Why does (ax, by) not transform like a vector under rotation?

[AMichaelson]

Homework Statement

Show that (ap1,bp2) is not a vector unless a = b.(The 1 and 2 are superscripts)
In Einstien's Gravity in a Nutshell, p 43, Zee states the above is not a vector because it doesn't transform like a vector under rotation. When I use the usual rotation matrix for rotation about the z axis (R11 = cosQ, R12 = sinQ, R21= -sinQ, R22 = cosQ), then check that length is preserved under this transformation, I get that this is in fact a vector.
Zee gives another example: (x²y, x³+y³). This, too seems to preserve length after being multiplied by the rotation matrix. What am I missing?
I would be happy to have an explanation for either example, of course.

Homework Equations

The Attempt at a Solution

I will use the first example, but make the notation easier by starting with the "vector" (non-vector?) (ax, by) = r.
r' = Rr = (axcosQ+bysinQ, -axsinQ + bycosQ)
squaring r' gets (axcosQ)² + (bysinQ)² +axbysinQcosQ + (-axsinQ)² + (bycosQ)² -axbysinQcosQ = (ax)² + (by)², which is r², so length is preserved.

Seems pretty straightforward, so: say what?[/B]

 

[TSny]

Welcome to PF!

(ax, by) = r.
r' = Rr = (axcosQ+bysinQ, -axsinQ + bycosQ)

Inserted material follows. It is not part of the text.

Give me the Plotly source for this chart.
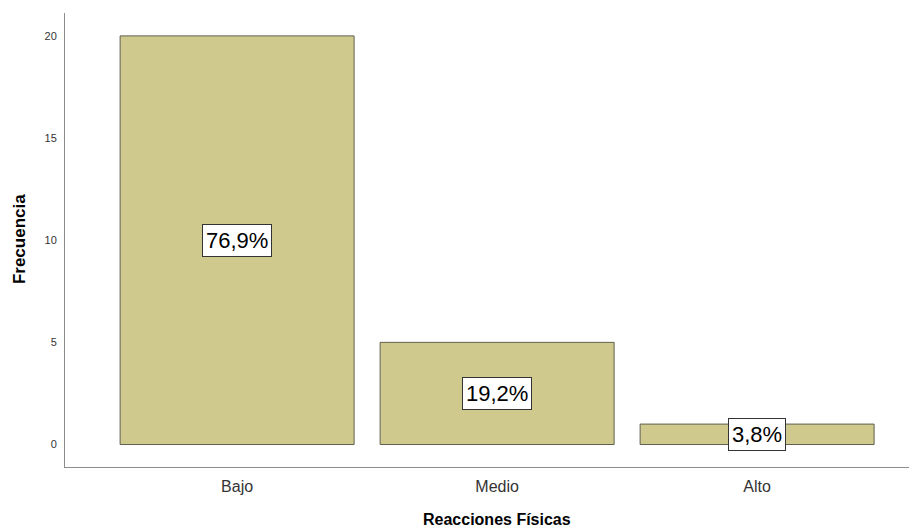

When you write r' = Rr you are assuming that r is a vector. But you actually want to show that it is not a vector (if a ≠ b).

You are given that $(x, y)$ is a vector. So, $(x', y')$ is equal to the rotation matrix applied to $(x, y)$. That is, you know how $x$ and $y$ transform when going to the primed frame.

When you write $(ax, by)$, then $x$ and $y$ are still the components of the vector $(x, y)$. $a$ and $b$ are assumed to be scalars; so, they don't change when going to the primed frame. Therefore, the quantity $ax$ transforms as $ax$ → $ax'$. Similarly for $by$. So, you can see how $(ax, by)$ transforms. Then you can check whether or not $(ax, by)$ transforms as a vector.

 

[AMichaelson]

Thank you so much! ( Of course!)